Answer 1. Dear reviewer, thank you very much for your comment, which is important to improve the quality of our manuscript. We have re-measured the residual stress in the depth direction, and the test direction was uniformly chosen to be parallel to the laser path. In order to test the residual stress in different depths of the sample after laser shock peening, a Struers LectrolPol-5 electrolytic polishing machine was used to peel off the surface of the sample layer by layer.
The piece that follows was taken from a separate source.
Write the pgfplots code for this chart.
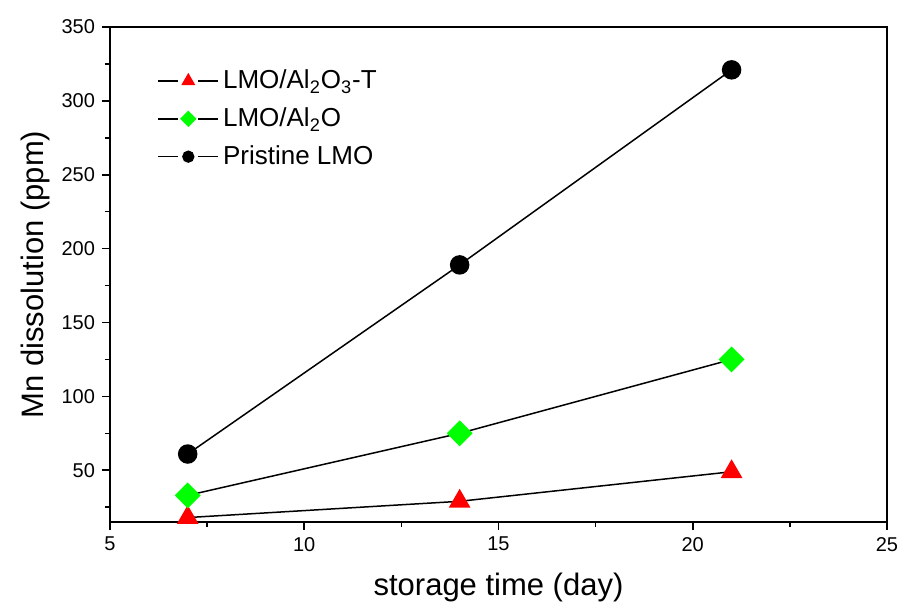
\documentclass[border=0pt]{standalone}
\usepackage{fontspec}
\setmainfont{Liberation Sans}
\usepackage{pgfplots}
\pgfplotsset{compat=1.18}

\begin{document}
\begin{tikzpicture}
% 1 px of the reference = 0.5pt
\useasboundingbox (-55pt,-41pt) rectangle (395.5pt,261pt);
\begin{axis}[
  scale only axis,
  width=388.5pt, height=247.5pt,
  xmin=5, xmax=25, ymin=15, ymax=350,
  xtick={5,10,...,25},
  ytick={50,100,...,350},
  minor xtick={7.5,12.5,17.5,22.5},
  minor ytick={25,75,...,325},
  xtick pos=left, ytick pos=left,
  tick align=outside,
  major tick length=4pt, minor tick length=2.5pt,
  axis line style={line width=1pt},
  every tick/.style={black,line width=0.8pt},
  /pgf/number format/assume math mode=true,
  tick label style={font=\fontsize{10}{12}\selectfont},
  xlabel={storage time (day)},
  ylabel={Mn dissolution (ppm)},
  label style={font=\fontsize{15.5}{18}\selectfont},
  xlabel style={at={(axis description cs:0.5,-0.132)},anchor=center},
  ylabel style={at={(axis description cs:-0.0965,0.5)},anchor=center},
  legend style={draw=none,fill=none,font=\fontsize{13}{15}\selectfont,
    at={(axis description cs:0.053,0.93)},anchor=north west,row sep=4pt},
  legend cell align=left,
  legend image code/.code={
    \draw[black,line width=0.75pt] (0pt,0pt) -- (10pt,0pt) (20pt,0pt) -- (30pt,0pt);
    \path[#1,every mark/.append style={scale=0.6}] plot[only marks] coordinates {(15pt,0pt)};
  },
]
\addplot[black,line width=0.75pt,mark=triangle*,mark size=5.5pt,
  mark options={draw=red,fill=red}] coordinates {
  (7,18) (14,29) (21,49)
};
\addplot[black,line width=0.75pt,mark=square*,mark size=4.2pt,
  mark options={draw=green,fill=green,rotate=45}] coordinates {
  (7,33) (14,75) (21,125)
};
\addplot[black,line width=0.75pt,mark=*,mark size=4.5pt,
  mark options={draw=black,fill=black}] coordinates {
  (7,61) (14,189) (21,321)
};
\legend{LMO/Al\textsubscript{2}O\textsubscript{3}-T,LMO/Al\textsubscript{2}O,Pristine LMO}
\end{axis}
\end{tikzpicture}
\end{document}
And the residual stress value for each depth position was determined based on the average of five measured values.
The revised content has been given in the manuscript.
Question 2. Furthermore, in caption of some figures, it is necessary to precise the test conditions or analysis zone:
in figure 2, it is necessary to precise the laser path direction dues to the strong anisotropy of the process;
in figure 3, it is also important to indicate the laser path with right direction;
in figure 5, it is necessary to precise the analysis direction for all XRD stress ananlsis results;
in caption of figure 6 and 7, it is necessary to precise the observation zone (extreme surface ? near surface ?);
Answer 2. Dear reviewer, thank you very much for your valuable comment.
In figure 2, we have given the precise laser path direction.
In figure 3, we have given the correct laser path direction.
In figure 5, we have revised to precisely the analysis direction for all XRD stress ananlysis results; the measured directions of residual stress were all parallel to the laser path.
In the caption of figure 6 and 7, we have given the precise observation zone, and the test zone on the extreme surface.
Author Response File: Author Response.pdf
Round 4
Reviewer 2 Report
in the revised version of the manuscript, author has made necessary corrections including all remarks from reviewers.